STATED TASK
Below is a listing. Return the lines from the one that contains "Give me the" to the one that contains "Serif', 'Noto Sans", both ends included, verbatim and with no pictures.

Collected data
•••••

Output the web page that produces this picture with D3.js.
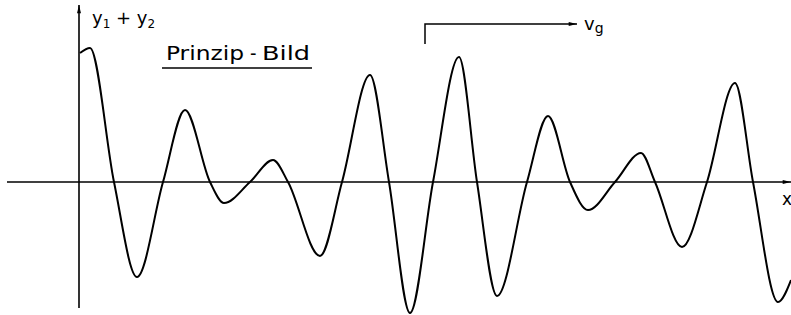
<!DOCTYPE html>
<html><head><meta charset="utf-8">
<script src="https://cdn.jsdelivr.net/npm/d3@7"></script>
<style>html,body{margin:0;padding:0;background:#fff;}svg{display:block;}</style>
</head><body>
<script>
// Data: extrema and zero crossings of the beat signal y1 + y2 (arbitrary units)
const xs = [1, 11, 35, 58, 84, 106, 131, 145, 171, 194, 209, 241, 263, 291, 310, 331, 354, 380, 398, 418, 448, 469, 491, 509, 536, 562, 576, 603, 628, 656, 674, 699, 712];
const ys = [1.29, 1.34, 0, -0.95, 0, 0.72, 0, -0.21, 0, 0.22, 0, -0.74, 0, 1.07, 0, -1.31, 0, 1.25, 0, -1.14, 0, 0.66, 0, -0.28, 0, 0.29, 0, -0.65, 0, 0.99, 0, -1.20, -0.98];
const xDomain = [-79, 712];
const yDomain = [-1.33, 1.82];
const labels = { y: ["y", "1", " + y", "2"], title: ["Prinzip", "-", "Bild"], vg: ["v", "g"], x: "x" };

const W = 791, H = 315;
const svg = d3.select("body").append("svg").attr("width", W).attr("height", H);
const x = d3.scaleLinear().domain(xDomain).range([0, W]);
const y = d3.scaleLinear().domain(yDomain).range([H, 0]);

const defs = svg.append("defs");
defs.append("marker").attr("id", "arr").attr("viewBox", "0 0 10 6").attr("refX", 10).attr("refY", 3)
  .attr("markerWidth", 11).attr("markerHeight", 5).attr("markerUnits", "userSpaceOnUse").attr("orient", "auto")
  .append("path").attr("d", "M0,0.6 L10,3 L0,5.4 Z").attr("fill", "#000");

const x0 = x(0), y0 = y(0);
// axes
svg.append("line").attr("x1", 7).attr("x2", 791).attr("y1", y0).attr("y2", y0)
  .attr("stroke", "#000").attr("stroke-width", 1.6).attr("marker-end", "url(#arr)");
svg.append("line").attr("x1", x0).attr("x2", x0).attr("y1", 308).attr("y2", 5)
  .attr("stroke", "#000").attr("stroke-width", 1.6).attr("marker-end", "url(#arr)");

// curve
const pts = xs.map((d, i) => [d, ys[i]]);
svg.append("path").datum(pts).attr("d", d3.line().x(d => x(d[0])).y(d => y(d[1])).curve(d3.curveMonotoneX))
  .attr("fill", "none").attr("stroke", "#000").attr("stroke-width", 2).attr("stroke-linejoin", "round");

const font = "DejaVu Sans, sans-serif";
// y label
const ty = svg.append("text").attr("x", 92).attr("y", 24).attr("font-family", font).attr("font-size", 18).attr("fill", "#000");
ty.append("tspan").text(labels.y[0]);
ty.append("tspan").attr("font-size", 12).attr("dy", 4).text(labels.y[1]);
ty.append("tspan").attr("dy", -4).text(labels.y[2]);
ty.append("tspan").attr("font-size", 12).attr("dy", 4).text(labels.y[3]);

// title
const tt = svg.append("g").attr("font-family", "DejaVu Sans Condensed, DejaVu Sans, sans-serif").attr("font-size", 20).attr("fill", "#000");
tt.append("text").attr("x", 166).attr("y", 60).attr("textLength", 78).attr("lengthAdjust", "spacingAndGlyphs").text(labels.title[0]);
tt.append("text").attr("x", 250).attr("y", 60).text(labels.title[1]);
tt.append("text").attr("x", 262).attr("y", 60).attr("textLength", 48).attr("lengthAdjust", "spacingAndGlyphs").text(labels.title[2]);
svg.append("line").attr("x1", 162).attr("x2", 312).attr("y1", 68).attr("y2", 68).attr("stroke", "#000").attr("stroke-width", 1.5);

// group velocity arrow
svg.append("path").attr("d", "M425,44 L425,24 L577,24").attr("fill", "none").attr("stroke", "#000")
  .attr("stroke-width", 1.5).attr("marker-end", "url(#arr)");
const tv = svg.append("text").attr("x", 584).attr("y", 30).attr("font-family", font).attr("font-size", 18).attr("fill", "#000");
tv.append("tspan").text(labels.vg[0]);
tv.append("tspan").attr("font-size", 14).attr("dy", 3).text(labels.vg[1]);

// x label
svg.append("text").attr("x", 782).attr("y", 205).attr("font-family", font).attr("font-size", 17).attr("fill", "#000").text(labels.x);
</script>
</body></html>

•••••

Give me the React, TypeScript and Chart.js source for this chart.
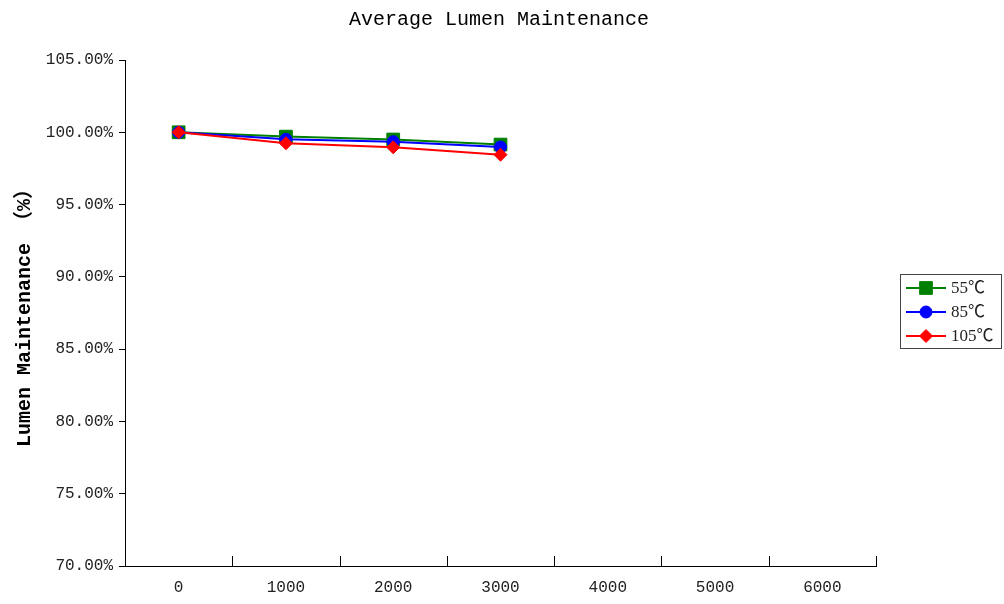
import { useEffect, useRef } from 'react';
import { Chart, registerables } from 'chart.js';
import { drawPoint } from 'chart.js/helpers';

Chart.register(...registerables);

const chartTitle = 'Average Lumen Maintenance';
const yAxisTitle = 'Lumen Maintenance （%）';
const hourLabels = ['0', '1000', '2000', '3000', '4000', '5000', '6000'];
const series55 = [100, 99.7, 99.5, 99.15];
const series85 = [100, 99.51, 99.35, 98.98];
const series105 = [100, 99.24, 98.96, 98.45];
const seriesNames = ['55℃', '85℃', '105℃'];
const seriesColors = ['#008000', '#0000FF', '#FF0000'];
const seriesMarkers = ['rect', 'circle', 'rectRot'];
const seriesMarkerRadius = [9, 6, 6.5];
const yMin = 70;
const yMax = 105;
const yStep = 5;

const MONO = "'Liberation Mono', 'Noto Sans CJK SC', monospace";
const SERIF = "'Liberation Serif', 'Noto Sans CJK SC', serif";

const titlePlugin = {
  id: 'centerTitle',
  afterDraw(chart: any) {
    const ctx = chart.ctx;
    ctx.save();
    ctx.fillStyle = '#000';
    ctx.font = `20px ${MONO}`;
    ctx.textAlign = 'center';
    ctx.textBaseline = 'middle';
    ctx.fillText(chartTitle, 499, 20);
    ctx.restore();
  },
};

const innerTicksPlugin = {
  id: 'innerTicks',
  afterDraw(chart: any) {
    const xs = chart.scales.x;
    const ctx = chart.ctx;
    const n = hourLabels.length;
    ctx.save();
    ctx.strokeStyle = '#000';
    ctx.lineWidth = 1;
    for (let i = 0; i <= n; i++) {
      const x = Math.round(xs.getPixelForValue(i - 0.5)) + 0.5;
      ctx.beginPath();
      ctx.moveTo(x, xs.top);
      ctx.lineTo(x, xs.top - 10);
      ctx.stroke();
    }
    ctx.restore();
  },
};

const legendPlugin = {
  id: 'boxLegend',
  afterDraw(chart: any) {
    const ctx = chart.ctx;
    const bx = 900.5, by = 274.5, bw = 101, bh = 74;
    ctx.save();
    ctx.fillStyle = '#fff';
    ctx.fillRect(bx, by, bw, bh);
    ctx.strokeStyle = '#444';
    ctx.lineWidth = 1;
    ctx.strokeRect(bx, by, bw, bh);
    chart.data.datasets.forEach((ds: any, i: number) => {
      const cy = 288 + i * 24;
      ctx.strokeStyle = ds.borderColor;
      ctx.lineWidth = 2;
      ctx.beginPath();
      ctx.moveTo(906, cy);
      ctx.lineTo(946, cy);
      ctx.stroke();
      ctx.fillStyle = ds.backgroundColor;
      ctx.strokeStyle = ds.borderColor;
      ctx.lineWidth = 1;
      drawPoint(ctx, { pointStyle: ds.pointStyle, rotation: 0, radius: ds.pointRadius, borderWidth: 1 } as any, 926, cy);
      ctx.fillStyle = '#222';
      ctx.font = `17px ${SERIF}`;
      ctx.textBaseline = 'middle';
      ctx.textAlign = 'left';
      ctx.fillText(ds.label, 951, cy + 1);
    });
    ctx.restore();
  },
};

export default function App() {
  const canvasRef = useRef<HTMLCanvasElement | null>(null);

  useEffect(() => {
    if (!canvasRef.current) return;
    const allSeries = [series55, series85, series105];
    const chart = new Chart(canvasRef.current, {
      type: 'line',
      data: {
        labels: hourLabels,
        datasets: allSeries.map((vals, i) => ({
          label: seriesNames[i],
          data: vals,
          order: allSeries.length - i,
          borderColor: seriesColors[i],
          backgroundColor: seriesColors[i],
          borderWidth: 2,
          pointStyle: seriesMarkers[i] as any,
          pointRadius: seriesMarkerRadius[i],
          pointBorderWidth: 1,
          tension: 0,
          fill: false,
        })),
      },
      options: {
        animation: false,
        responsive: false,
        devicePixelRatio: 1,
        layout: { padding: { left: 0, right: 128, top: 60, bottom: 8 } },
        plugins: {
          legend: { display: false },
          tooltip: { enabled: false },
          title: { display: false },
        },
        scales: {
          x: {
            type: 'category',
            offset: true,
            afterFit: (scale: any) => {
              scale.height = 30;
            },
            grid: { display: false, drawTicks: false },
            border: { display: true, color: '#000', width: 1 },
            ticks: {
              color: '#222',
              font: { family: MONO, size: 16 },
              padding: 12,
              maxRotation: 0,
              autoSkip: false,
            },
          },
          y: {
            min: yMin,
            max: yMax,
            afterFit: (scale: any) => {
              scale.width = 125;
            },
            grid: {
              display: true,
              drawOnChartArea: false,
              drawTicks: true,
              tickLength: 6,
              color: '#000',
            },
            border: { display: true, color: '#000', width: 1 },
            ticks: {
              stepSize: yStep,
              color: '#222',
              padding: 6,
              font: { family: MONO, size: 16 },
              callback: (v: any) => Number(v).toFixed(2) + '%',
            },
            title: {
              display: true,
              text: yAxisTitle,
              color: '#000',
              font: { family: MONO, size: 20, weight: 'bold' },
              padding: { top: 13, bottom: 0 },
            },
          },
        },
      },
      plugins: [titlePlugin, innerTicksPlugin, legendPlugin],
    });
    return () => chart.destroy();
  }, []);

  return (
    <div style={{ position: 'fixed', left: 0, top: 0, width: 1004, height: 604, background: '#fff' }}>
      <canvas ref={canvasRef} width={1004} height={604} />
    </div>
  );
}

•••••

RESULT FOR THIS EXERCISE
Give me the React, TypeScript and Chart.js source for this chart.
import { useEffect, useRef } from 'react';
import { Chart, registerables } from 'chart.js';
import { drawPoint } from 'chart.js/helpers';

Chart.register(...registerables);

const chartTitle = 'Average Lumen Maintenance';
const yAxisTitle = 'Lumen Maintenance （%）';
const hourLabels = ['0', '1000', '2000', '3000', '4000', '5000', '6000'];
const series55 = [100, 99.7, 99.5, 99.15];
const series85 = [100, 99.51, 99.35, 98.98];
const series105 = [100, 99.24, 98.96, 98.45];
const seriesNames = ['55℃', '85℃', '105℃'];
const seriesColors = ['#008000', '#0000FF', '#FF0000'];
const seriesMarkers = ['rect', 'circle', 'rectRot'];
const seriesMarkerRadius = [9, 6, 6.5];
const yMin = 70;
const yMax = 105;
const yStep = 5;

const MONO = "'Liberation Mono', 'Noto Sans CJK SC', monospace";
const SERIF = "'Liberation Serif', 'Noto Sans CJK SC', serif";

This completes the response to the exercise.